Театр музкомедии проработал в Ленинграде все девятьсот дней блокады. Часто концерты прерывала воздушная тревога, бывало так, что спектакль останавливали до девяти раз за вечер. В конце концов артисты настолько привыкли к вынужденным антрактам, что, вернувшись из бомбоубежища, продолжали действие прямо с оборванной фразы. Спектакли делили на «тёплые» и «холодные», в зависимости от костюмов. Играли в зале, температура воздуха в котором опускалась до минус четырех, а то и минус восьми градусов. И это притом, что актрисам часто приходилось выходить в лёгких декольтированных платьях. Очередь за билетами занимали с пяти часов ночи, а с рук их продавали за дневную порцию хлеба. Каждое представление собирало аншлаги. Даже в самую лютую и тяжёлую зиму 1941/1942 года зал был неизменно полон. Случалось, что голодные и измождённые зрители от слабости не могли хлопать, и по окончании спектакля зал вставал и молча благодарил артистов. 31 декабря 1941 года в 19:15 в здании Александринки артисты театра дали большой новогодний концерт. Детям преподнесли по-настоящему царский подарок: были накрыты столы, и их угощали гуляшом с лапшой, сладким и хлебом. Дети достойно и чинно сидели за столами, и никто из них не дрогнул при виде фантастического на тот момент пиршества и не потянулся ручонкой к куску хлеба. В середине января 1942 года театр остался без электричества, но это не остановило репетиционный процесс. Артисты стали выезжать с выступлениями на фронт, к Дороге жизни и в госпитали. 3 марта энергетики смогли дать свет, и уже 4 марта в театре показали оперетту Имре Кальмана «Сильва», 5-го – «Баядеру», 6-го и 7-го – «Три мушкетера». За годы блокады в труппе численностью 291 человек погибли 64, из них 56 – от голода. Зрителям представили 15 (!) премьер и возобновлённых постановок, было дано 919 спектаклей и 1962 военно-шефных концерта перед 1,3 миллиона зрителей.

От автора. Когда я читал об этом, то мурашки размером с кулак бегали у меня по спине.
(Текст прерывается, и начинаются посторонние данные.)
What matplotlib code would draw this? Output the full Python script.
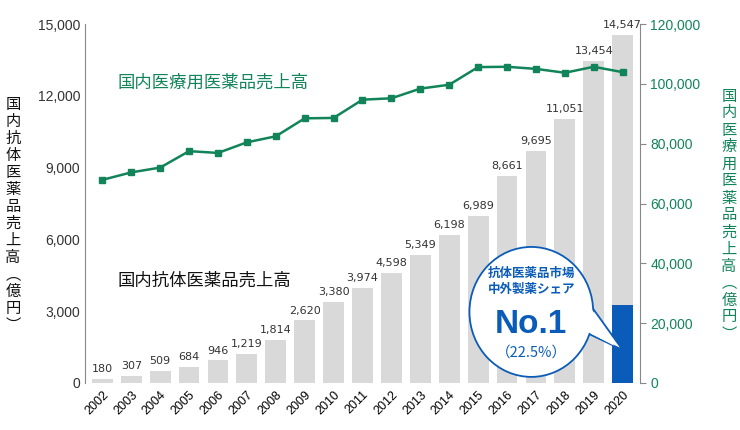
import matplotlib
matplotlib.use("Agg")
import matplotlib.pyplot as plt
from matplotlib.patches import Ellipse, Polygon

plt.rcParams["font.family"] = ["Noto Sans CJK JP"]

years = [str(y) for y in range(2002, 2021)]
antibody = [180, 307, 509, 684, 946, 1219, 1814, 2620, 3380, 3974, 4598, 5349, 6198, 6989, 8661, 9695, 11051, 13454, 14547]
total = [67900, 70400, 72000, 77500, 76900, 80450, 82460, 88470, 88600, 94700, 95170, 98400, 99700, 105600, 105700, 105000, 103700, 105700, 103900]
share_2020 = 0.225

GREEN = "#12845a"
BLUE = "#0a5cb8"

fig = plt.figure(figsize=(7.4, 4.3), dpi=100)
ax = fig.add_axes([85/740, 1-383/430, 555/740, 359/430])
ax2 = ax.twinx()

x = list(range(len(years)))
ax.bar(x, antibody, width=0.72, color="#d9d9d9", zorder=2)
ax.bar([x[-1]], [antibody[-1]*share_2020], width=0.72, color=BLUE, zorder=3)
for xi, v in zip(x, antibody):
    ax.text(xi, v + 200, f"{v:,}", ha="center", va="bottom", fontsize=8, color="#333", family="Liberation Sans Narrow")
ax.set_ylim(0, 15000)
ax.set_xlim(-0.6, len(x) - 0.4)
ax.set_yticks(range(0, 15001, 3000))
ax.set_yticklabels([f"{v:,}" for v in range(0, 15001, 3000)], fontsize=10, family="Liberation Sans")
ax.set_xticks(x)
ax.set_xticklabels(years, rotation=45, ha="right", rotation_mode="anchor", fontsize=9, family="Liberation Sans")
for s in ["top", "right"]:
    ax.spines[s].set_visible(False)
ax.spines["left"].set_color("#888")
ax.spines["bottom"].set_visible(False)
ax.tick_params(axis="x", length=0, pad=4)
ax.tick_params(axis="y", length=0, colors="#333")

ax2.plot(x, total, color=GREEN, lw=1.8, marker="s", ms=5, zorder=4)
ax2.set_ylim(0, 120000)
ax2.set_yticks(range(0, 120001, 20000))
ax2.set_yticklabels([f"{v:,}" for v in range(0, 120001, 20000)], fontsize=10, color=GREEN, family="Liberation Sans")
for s in ["top", "left", "bottom"]:
    ax2.spines[s].set_visible(False)
ax2.spines["right"].set_color("#888")
ax2.tick_params(axis="y", length=4, color="#888")

def vert(s):
    return "\n".join(s.replace("（", "︵").replace("）", "︶"))

fig.text(13/740, 1-215/430, vert("国内抗体医薬品売上高（億円）"), ha="center", va="center", fontsize=11, linespacing=1.0, color="#111")
fig.text(729/740, 1-215/430, vert("国内医療用医薬品売上高（億円）"), ha="center", va="center", fontsize=11, linespacing=1.0, color=GREEN)

ax.text(0.53, 12535, "国内医療用医薬品売上高", fontsize=12.5, color=GREEN, va="center")
ax.text(0.53, 4260, "国内抗体医薬品売上高", fontsize=12.5, color="#111", va="center")

# callout
ax.add_patch(Polygon([[16.4, 2300], [18.0, 1380], [16.8, 3400]], closed=True, fc="white", ec=BLUE, lw=1.3, zorder=5))
ax.add_patch(Ellipse((14.84, 2970), 4.28, 5430, fc="white", ec=BLUE, lw=1.3, zorder=6))
ax.add_patch(Polygon([[16.45, 2350], [17.7, 1560], [16.8, 3350]], closed=True, fc="white", ec="none", zorder=7))
ax.text(14.84, 4250, "抗体医薬品市場\n中外製薬シェア", ha="center", va="center", fontsize=9, color=BLUE, zorder=8, linespacing=1.35, weight="bold")
ax.text(14.84, 2450, "No.1", ha="center", va="center", fontsize=24, color=BLUE, weight="bold", family="Liberation Sans", zorder=8)
ax.text(14.84, 1250, "（22.5%）", ha="center", va="center", fontsize=10.5, color=BLUE, zorder=8)

fig.savefig("out.png", dpi=100)
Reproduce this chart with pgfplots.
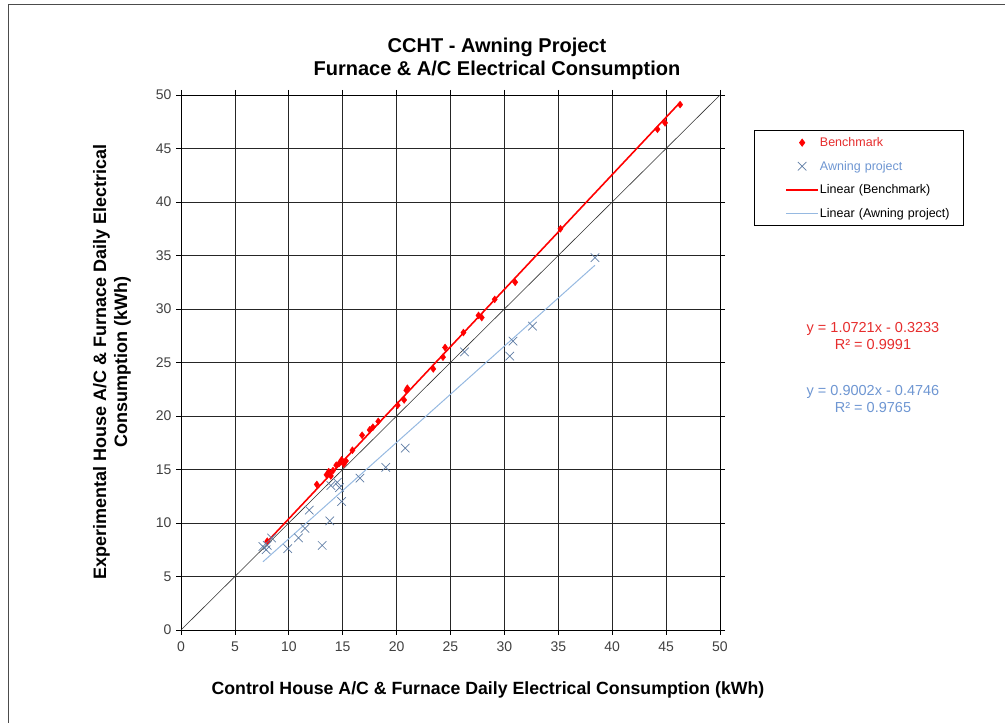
\documentclass[border=0pt]{standalone}
\usepackage{pgfplots}
\pgfplotsset{compat=1.18}
\usepackage{fontspec}
\setmainfont{Liberation Sans}

\definecolor{bench}{RGB}{255,0,0}
\definecolor{awn}{RGB}{95,125,165}
\definecolor{awnline}{RGB}{150,185,225}
\definecolor{eqred}{RGB}{230,45,45}
\definecolor{eqblue}{RGB}{110,150,210}

\begin{document}
\begin{tikzpicture}[x=1pt,y=1pt]
\path[use as bounding box] (0,0) rectangle (1005,723);
% chart area frame (left and top edges visible)
\draw[black!70, line width=1pt] (8,0) -- (8,718) -- (1005,718);

\node[font=\bfseries\fontsize{20}{23}\selectfont, align=center] at (497,664)
  {CCHT - Awning Project\\Furnace \& A/C Electrical Consumption};

\begin{axis}[
  at={(181pt,93pt)}, anchor=south west,
  scale only axis, width=539pt, height=535pt,
  xmin=0, xmax=50, ymin=0, ymax=50,
  xtick distance=5, ytick distance=5,
  grid=major, grid style={black!85, line width=0.8pt},
  axis line style={black, line width=0.8pt},
  tick style={black, line width=0.8pt}, tick align=outside, major tick length=5pt,
  ticklabel style={font=\fontsize{14}{16}\selectfont, text=black!75},
  xticklabel style={yshift=-3pt},
  yticklabel style={xshift=-1pt},
  /pgf/number format/assume math mode=true,
  clip=false,
  legend style={at={(1.063,0.9346)}, anchor=north west, draw=black, line width=0.8pt,
    font=\fontsize{12.5}{15}\selectfont, inner xsep=2pt, inner ysep=6pt, row sep=11pt,
    nodes={text width=140pt, inner sep=1pt}, cells={anchor=west}},
  legend cell align=left,
  legend image code/.code={\path (0pt,0pt); \draw[mark repeat=2,mark phase=2,#1] plot coordinates {(29pt,0pt)(45pt,0pt)(61pt,0pt)};},
]
% 1:1 reference line
\addplot[black!80, line width=0.6pt, forget plot] coordinates {(0,0)(50,50)};

\addplot[only marks, mark=diamond*, mark size=3.5pt, color=bench] coordinates {
(8.0,8.3)(12.6,13.6)(13.5,14.5)(13.7,14.8)(13.9,14.4)(14.1,14.9)(14.4,15.4)
(14.7,15.6)(14.9,15.9)(15.1,15.5)(15.3,15.8)(15.9,16.8)(16.8,18.2)(17.5,18.7)
(17.8,18.95)(18.3,19.5)(20.1,21.0)(20.7,21.5)(20.9,22.4)(21.0,22.6)(23.4,24.4)
(24.3,25.5)(24.5,26.4)(26.2,27.8)(27.6,29.4)(27.9,29.2)(29.1,30.9)(31.0,32.5)
(35.2,37.5)(44.2,46.8)(44.9,47.4)(46.3,49.1)};
\addlegendentry{\textcolor{eqred}{Benchmark}}

\addplot[only marks, mark=x, mark size=6pt, color=awn, line width=0.7pt] coordinates {
(7.6,7.8)(7.9,7.5)(8.0,7.9)(8.4,8.6)(9.9,7.6)(10.9,8.6)(11.5,9.5)(11.9,11.2)
(13.1,7.9)(13.8,10.2)(13.9,13.5)(14.5,13.8)(14.7,13.3)(14.9,12.0)(16.6,14.2)
(19.0,15.2)(20.8,17.0)(26.3,26.0)(30.5,25.6)(30.8,27.0)(32.6,28.4)(38.4,34.8)};
\addlegendentry{\textcolor{eqblue}{Awning project}}

\addplot[bench, line width=1.6pt] coordinates {(8.0,8.25)(46.3,49.31)};
\addlegendentry{Linear (Benchmark)}

\addplot[awnline, line width=1pt] coordinates {(7.6,6.37)(38.4,34.09)};
\addlegendentry{Linear (Awning project)}
\end{axis}

\node[font=\bfseries\fontsize{18}{21}\selectfont, rotate=90, align=center] at (112,361)
  {Experimental House A/C \& Furnace Daily Electrical\\Consumption (kWh)};
\node[font=\bfseries\fontsize{17.7}{20}\selectfont] at (488,33)
  {Control House A/C \& Furnace Daily Electrical Consumption (kWh)};

\node[font=\fontsize{14.5}{17}\selectfont, text=eqred, align=center] at (873,387)
  {y = 1.0721x - 0.3233\\R² = 0.9991};
\node[font=\fontsize{14.5}{17}\selectfont, text=eqblue, align=center] at (873,324)
  {y = 0.9002x - 0.4746\\R² = 0.9765};
\end{tikzpicture}
\end{document}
Это не люди, это ТИТАНЫ. Это несокрушимая воля, мужество и вера. Это был вызов врагу, невероятное сопротивление и стойкость. Мужество артистов не имеет аналогов. А. Масленников, получив похоронку на третьего, последнего своего сына, в этот день «смешил» зрителей в героическом спектакле «Лесная быль». Преклоняюсь перед ленинградцами.